I used decision tree for classification, as decision tree provides us automatic feature selection and we need not perform any standardisation which is an advantage with decision tree. I have chosen six columns where 5 are features and 1 is the target column. I used the additional column that is added as the target column, I have split the data into training and testing sets and going to train the model using the training set and running the trained model on unseen testing data I will be classifying the profits or losses of a movie.

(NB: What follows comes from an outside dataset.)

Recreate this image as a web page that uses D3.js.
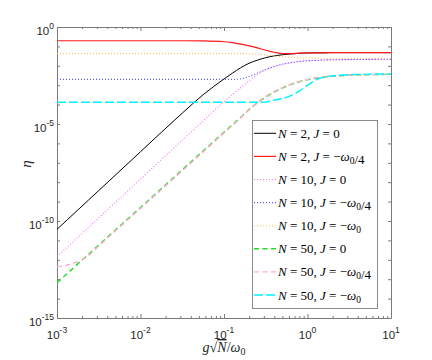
<!DOCTYPE html>
<html>
<head>
<meta charset="utf-8">
<script src="https://cdn.jsdelivr.net/npm/d3@7"></script>
<style>
  body { margin: 0; background: #fff; }
  svg { display: block; }
</style>
</head>
<body>
<div class="container"></div>
<script>
// log10 of g*sqrt(N)/omega0 where the curves were read
const logG = [-3, -2.875, -2.75, -2.625, -2.5, -2, -1.5, -1.25, -1, -0.9, -0.8, -0.7, -0.6,
              -0.5, -0.4, -0.3, -0.2, -0.1, 0, 0.1, 0.2, 0.3, 0.5, 1];

// log10(eta) for each curve
const etaN2J0 = [-10.43, -9.93, -9.43, -8.93, -8.43, -6.43, -4.44, -3.49, -2.68, -2.38, -2.10, -1.87, -1.71,
                 -1.58, -1.49, -1.43, -1.39, -1.36, -1.34, -1.33, -1.33, -1.32, -1.32, -1.32];
const etaN2J4 = [-0.71, -0.71, -0.71, -0.71, -0.71, -0.71, -0.71, -0.72, -0.76, -0.81, -0.88, -0.97, -1.08,
                 -1.20, -1.30, -1.37, -1.37, -1.35, -1.34, -1.33, -1.33, -1.32, -1.32, -1.32];
const etaN10J0 = [-11.84, -11.34, -10.84, -10.34, -9.84, -7.84, -5.84, -4.84, -3.85, -3.48, -3.13, -2.78, -2.45,
                  -2.20, -2.04, -1.92, -1.84, -1.78, -1.74, -1.72, -1.70, -1.69, -1.68, -1.66];
const etaN10J4 = [-2.70, -2.70, -2.70, -2.70, -2.70, -2.70, -2.70, -2.70, -2.70, -2.70, -2.68, -2.55, -2.38,
                  -2.19, -2.04, -1.92, -1.84, -1.78, -1.74, -1.72, -1.70, -1.69, -1.68, -1.66];
const etaN10J1 = [-1.37, -1.37, -1.37, -1.37, -1.37, -1.37, -1.37, -1.37, -1.37, -1.37, -1.37, -1.38, -1.40,
                  -1.44, -1.49, -1.53, -1.56, -1.58, -1.60, -1.60, -1.61, -1.61, -1.61, -1.61];
const etaN50J0 = [-13.18, -12.70, -12.21, -11.73, -11.24, -9.30, -7.36, -6.39, -5.42, -5.04, -4.65, -4.26, -3.90,
                  -3.61, -3.36, -3.15, -2.97, -2.82, -2.72, -2.64, -2.58, -2.54, -2.49, -2.44];
const etaN50J4 = [-12.36, -12.27, -12.10, -11.79, -11.29, -9.35, -7.41, -6.44, -5.46, -5.08, -4.68, -4.27, -3.89,
                  -3.58, -3.33, -3.12, -2.95, -2.81, -2.71, -2.63, -2.57, -2.53, -2.48, -2.44];
const etaN50J1 = [-3.88, -3.88, -3.88, -3.88, -3.88, -3.88, -3.88, -3.88, -3.88, -3.88, -3.88, -3.88, -3.88,
                  -3.87, -3.77, -3.69, -3.54, -3.31, -3.01, -2.73, -2.58, -2.52, -2.46, -2.42];

const seriesLabels = ["N = 2, J = 0", "N = 2, J = \u2212\u03c9_0/4", "N = 10, J = 0", "N = 10, J = \u2212\u03c9_0/4",
                      "N = 10, J = \u2212\u03c9_0", "N = 50, J = 0", "N = 50, J = \u2212\u03c9_0/4", "N = 50, J = \u2212\u03c9_0"];
const seriesValues = [etaN2J0, etaN2J4, etaN10J0, etaN10J4, etaN10J1, etaN50J0, etaN50J4, etaN50J1];

const xTickExp = [-3, -2, -1, 0, 1];
const yTickExp = [-15, -10, -5, 0];

// line styles (same order as the series)
const colors = ["#000000", "#ff1a1a", "#ff70ff", "#5a5aff", "#ffc45c", "#22dd22", "#ffadd0", "#00f0ff"];
const dashes = [null, null, "1,2", "1,2", "1,2", "5,3.5", "5,3.5", "9,3"];
const widths = [1, 1.2, 1.1, 1.1, 1.1, 1.4, 1.4, 1.4];

const w = 432, h = 360;
const pLeft = 57, pRight = 391, pTop = 27, pBottom = 318;

const x = d3.scaleLog().domain([1e-3, 1e1]).range([pLeft, pRight]);
const y = d3.scaleLog().domain([1e-15, 1]).range([pBottom, pTop]);

const svg = d3.select(".container").append("svg")
  .attr("width", w).attr("height", h);

svg.append("defs").append("clipPath").attr("id", "clip")
  .append("rect").attr("x", pLeft).attr("y", pTop)
  .attr("width", pRight - pLeft).attr("height", pBottom - pTop);

/* ticks: inward, on all four sides */
const xMinor = [];
for (let e = -3; e < 1; e++) for (let m = 2; m <= 9; m++) xMinor.push(m * Math.pow(10, e));
const xMajor = xTickExp.map(e => Math.pow(10, e));
const yAll = d3.range(-15, 1).map(e => Math.pow(10, e));

const axisColor = "#7a7a7a";
function styleAxis(g) {
  g.selectAll("path, line").attr("stroke", axisColor);
  g.selectAll("text").remove();
}
svg.append("g").attr("transform", `translate(0,${pBottom})`)
  .call(d3.axisBottom(x).tickValues(xMajor).tickSizeInner(-4).tickSizeOuter(0).tickFormat("")).call(styleAxis);
svg.append("g").attr("transform", `translate(0,${pBottom})`)
  .call(d3.axisBottom(x).tickValues(xMinor).tickSizeInner(-2).tickSizeOuter(0).tickFormat("")).call(styleAxis)
  .select(".domain").remove();
svg.append("g").attr("transform", `translate(0,${pTop})`)
  .call(d3.axisTop(x).tickValues(xMajor).tickSizeInner(-4).tickSizeOuter(0).tickFormat("")).call(styleAxis);
svg.append("g").attr("transform", `translate(0,${pTop})`)
  .call(d3.axisTop(x).tickValues(xMinor).tickSizeInner(-2).tickSizeOuter(0).tickFormat("")).call(styleAxis)
  .select(".domain").remove();
svg.append("g").attr("transform", `translate(${pLeft},0)`)
  .call(d3.axisLeft(y).tickValues(yAll).tickSizeInner(-3).tickSizeOuter(0).tickFormat("")).call(styleAxis);
svg.append("g").attr("transform", `translate(${pRight},0)`)
  .call(d3.axisRight(y).tickValues(yAll).tickSizeInner(-3).tickSizeOuter(0).tickFormat("")).call(styleAxis);

/* tick labels 10^e */
const tickLab = svg.append("g").attr("font-family", "Liberation Sans, Arial, sans-serif")
  .attr("font-size", 11.5).attr("fill", "#262626");
xTickExp.forEach(e => {
  const t = tickLab.append("text").attr("x", x(Math.pow(10, e))).attr("y", pBottom + 21)
    .attr("text-anchor", "middle");
  t.append("tspan").text("10");
  t.append("tspan").attr("dy", -6).attr("font-size", 8.5).text(e < 0 ? "-" + (-e) : e);
});
yTickExp.forEach(e => {
  const t = tickLab.append("text").attr("x", pLeft - 3).attr("y", y(Math.pow(10, e)) + 8)
    .attr("text-anchor", "end");
  t.append("tspan").text("10");
  t.append("tspan").attr("dy", -6).attr("font-size", 8.5).text(e < 0 ? "-" + (-e) : e);
});

/* axis titles */
const xt = svg.append("text").attr("x", (pLeft + pRight) / 2).attr("y", 352)
  .attr("text-anchor", "middle").attr("font-family", "Liberation Serif, serif")
  .attr("font-size", 14).attr("fill", "#262626");
xt.append("tspan").attr("font-style", "italic").text("g");
xt.append("tspan").text("\u221a");
xt.append("tspan").attr("font-style", "italic").attr("text-decoration", "overline").text("N");
xt.append("tspan").text("/");
xt.append("tspan").attr("font-style", "italic").text("\u03c9");
xt.append("tspan").attr("dy", 3).attr("font-size", 10).text("0");

svg.append("text").attr("transform", "translate(31,164) rotate(-90)")
  .attr("text-anchor", "middle").attr("font-family", "Liberation Serif, serif")
  .attr("font-style", "italic").attr("font-size", 15).attr("fill", "#262626").text("\u03b7");

/* curves */
const line = d3.line()
  .x((d, i) => x(Math.pow(10, logG[i])))
  .y(d => y(Math.pow(10, d)))
  .curve(d3.curveMonotoneX);

svg.append("g").attr("clip-path", "url(#clip)")
  .selectAll("path").data(seriesValues).enter().append("path")
  .attr("d", d => line(d))
  .attr("fill", "none")
  .attr("stroke", (d, i) => colors[i])
  .attr("stroke-width", (d, i) => widths[i])
  .attr("stroke-dasharray", (d, i) => dashes[i]);

/* legend */
const lg = svg.append("g");
lg.append("rect").attr("x", 252.5).attr("y", 120.5).attr("width", 125).attr("height", 188)
  .attr("fill", "#fff").attr("stroke", "#8a8a8a").attr("stroke-width", 1);

function mathText(sel, str) {
  for (let k = 0; k < str.length; k++) {
    const c = str[k];
    if (c === "_") {
      sel.append("tspan").attr("dy", 3).attr("font-size", 9.5).text(str[k + 1]);
      sel.append("tspan").attr("dy", -3).text("");
      k++;
    } else if ("NJ\u03c9".includes(c)) {
      sel.append("tspan").attr("font-style", "italic").text(c);
    } else {
      sel.append("tspan").text(c);
    }
  }
}

seriesLabels.forEach((lab, i) => {
  const cy = 133.3 + i * 23.1;
  lg.append("line").attr("x1", 254).attr("x2", 276).attr("y1", cy).attr("y2", cy)
    .attr("stroke", colors[i]).attr("stroke-width", widths[i])
    .attr("stroke-dasharray", dashes[i]);
  const t = lg.append("text").attr("x", 278).attr("y", cy + 4.5)
    .attr("font-family", "Liberation Serif, serif").attr("font-size", 13)
    .attr("fill", "#000").style("white-space", "pre");
  mathText(t, lab);
});
</script>
</body>
</html>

This classification model helps to know in future, if a movie is released with these features, what could be the result, whether it brings profits to the producer or losses, apart from that this will be an add-on to the traditional filmmakers and also the upcoming filmmakers to know what are the profitable features that they need to consider while making a film apart from the story and cast.
The above Confusion matrix shows the TP, TN,FP and FN. The model has performed well, with an accuracy of 70% but, I didn’t tune any of the parameters, took a minimum leaf size between 7 and this performed well but it was hard to find out was was the best leaf size and maximum features as it is a big dataset, so performed the hyper parameter tuning. After the hyper parameter selection the number of True positives and True negatives have increased, which can infer that the model is doing fine with the classification.
After tuning the parameters choosing the maximum depth as 3 and minimum leaf size as 4 we achieved a bit higher accuracy of 75 % and AUC of 0.79 which indicates that it is good model and the classification is done accurately.
By using this model, one can select what should be the key features and in what limits they need to be, and by understanding these models one can experiment new approaches of making a film, and the result of can be used as an input for this model as this is a continuous learner.
Conclusion
From the study, we have found some key factors that impact the movie success, which shows our intention to know, how can a filmmaker can get on to the success path. Visual analytics was a great help in finding these solutions, we can say that these are not the only way to be a successful filmmaker, because filmmaking is all about taking new risks and trying different things, but this analysis is based on the risks that are been already taken by filmmakers in past so, this can be helpful for the current and upcoming producers and filmmakers. From all the derived observations we can say that the upcoming and traditional filmmakers can try both adventurous and animation films for better success, but the only disadvantage with it is that it needs little more budget compare to other films, of course action movies also needs heavy budgets.